I vaguely remember reading about a programming exercise where objects are drawn on the screen. If an object has less than 2 neighbors, it dies because it is lonely, if it has more than 3 it dies because it is crowded. If the amount of neighbors is 2 or 3 then it will spawn children. the general idea was to see how many generations could last.
Anyway, does anyone remember the name of this exercise as well as the name of the algorithm to do it?
Sounds like Conway's Game of Life, as for algorithms etcetera, there are plenty of sources out there if you just search for the name.
It's the game of Life. I don't believe there was a specific name for the algorithm (unless it's the algorithm of Life which sounds like something you'd buy from those late-night shonky infomercials).
More generally these are called cellular automata. There are whole classes of interesting cellular automata including ones that can make swirling fractal-style geometry and others that can seem very intelligent. They've also been used to model real-life processes quite accurately too, see: http://en.wikipedia.org/wiki/Cellular_automaton
Determining the neighbours in Conways Game of Life is trivial. The whole cellular automata is just a big 2D array, so you can look up adjacent items by incrementing/decrementing co-ordinates. Details depend on the implementation language, but you'd probably have some code similar to the following...

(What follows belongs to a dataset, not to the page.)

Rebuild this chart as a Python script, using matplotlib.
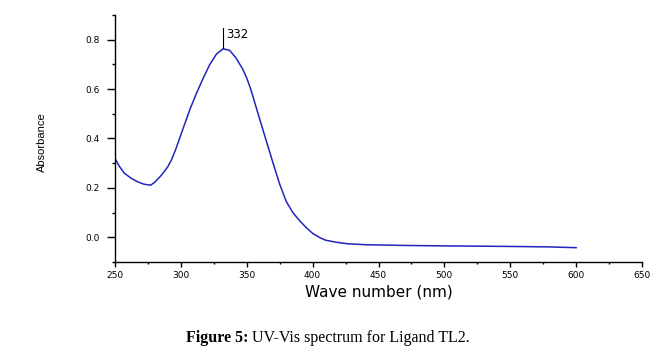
import matplotlib
matplotlib.use("Agg")
import matplotlib.pyplot as plt
from matplotlib.ticker import MultipleLocator

wavelength = [250, 253, 257, 262, 267, 272, 277, 280, 285, 290, 293, 296, 300, 304, 307,
              312, 317, 322, 327, 332, 337, 342, 347, 350, 353, 357.5, 362, 366, 370, 375, 380,
              385, 390, 395, 400, 405, 410, 418, 426, 440, 470, 504, 550, 580, 600]
absorbance = [0.32, 0.29, 0.26, 0.24, 0.225, 0.215, 0.211, 0.222, 0.25, 0.285, 0.315, 0.355,
              0.415, 0.475, 0.52, 0.585, 0.645, 0.70, 0.742, 0.763, 0.757, 0.725, 0.68, 0.645, 0.60, 0.52,
              0.44, 0.37, 0.30, 0.215, 0.145, 0.10, 0.068, 0.04, 0.016, 0.0, -0.012, -0.02,
              -0.026, -0.03, -0.033, -0.035, -0.037, -0.039, -0.042]
peak_label = "332"
peak_x = 332
peak_y = 0.763
xticks = [250, 300, 350, 400, 450, 500, 550, 600, 650]
yticks = [0.0, 0.2, 0.4, 0.6, 0.8]

W, H = 658, 352
fig = plt.figure(figsize=(W / 100, H / 100), dpi=100)
ax = fig.add_axes([115 / W, 1 - 262 / H, 527 / W, 247 / H])

ax.plot(wavelength, absorbance, color="#2323c0", lw=1.1)
ax.set_xlim(250, 650)
ax.set_ylim(-0.1, 0.9)

for s in ["top", "right"]:
    ax.spines[s].set_visible(False)
for s in ["left", "bottom"]:
    ax.spines[s].set_linewidth(1.0)

ax.set_xticks(xticks)
ax.set_xticklabels([str(v) for v in xticks])
ax.set_yticks(yticks)
ax.set_yticklabels([f"{v:.1f}" for v in yticks])
ax.xaxis.set_minor_locator(MultipleLocator(25))
ax.yaxis.set_minor_locator(MultipleLocator(0.1))
ax.tick_params(axis="x", which="major", direction="out", length=3.6, width=1, labelsize=6.5, pad=3)
ax.tick_params(axis="x", which="minor", direction="out", length=1.6, width=1)
ax.tick_params(axis="y", which="major", direction="out", length=5.8, width=1, labelsize=6.5, pad=5)
ax.tick_params(axis="y", which="minor", direction="out", length=2.2, width=1)

ax.set_xlabel("Wave number (nm)", fontsize=11, labelpad=3)

fig.text(42 / W, 1 - 142 / H, "Absorbance", rotation=90, ha="center", va="center",
         fontsize=8, family="Liberation Sans")

# peak annotation
ax.plot([peak_x, peak_x], [peak_y + 0.005, 0.848], color="black", lw=0.8)
ax.annotate(peak_label, xy=(peak_x, 0.848), xytext=(2, 0), textcoords="offset points",
            ha="left", va="top", fontsize=8.5)

# caption
cy = 1 - 338 / H
t1 = fig.text(186 / W, cy, "Figure 5:", ha="left", va="center", fontsize=11.5,
              fontweight="bold", family="Liberation Serif")
fig.canvas.draw()
bb = t1.get_window_extent()
fig.text((bb.x1 + 4) / W, cy, "UV-Vis spectrum for Ligand TL2.", ha="left", va="center",
         fontsize=11.5, family="Liberation Serif")

fig.savefig("out.png", dpi=100)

count := previous[x-1,y] + previous[x+1,y] + previous[x,y-1] + previous[x,y+1];
next [x,y] := 1 if ((count >= MIN) and (count <= MAX)) else 0;
One issue I've glossed over is bounds checking - making sure that only in-range co-ordinates are used. Cellular automata are often built for speed, so you probably wouldn't put checks in your inner loops - you'd have special case code for doing the corners and for looping along the edges.
This isn't what I'd call an algorithm to find an objects neighbour. One approach to the nearest neighbour problem is to construct an index based on a Voronoi diagram.
It is called the game of Life, and you can find out some more information about it here. I don't know the name of the algorithm to do it, however.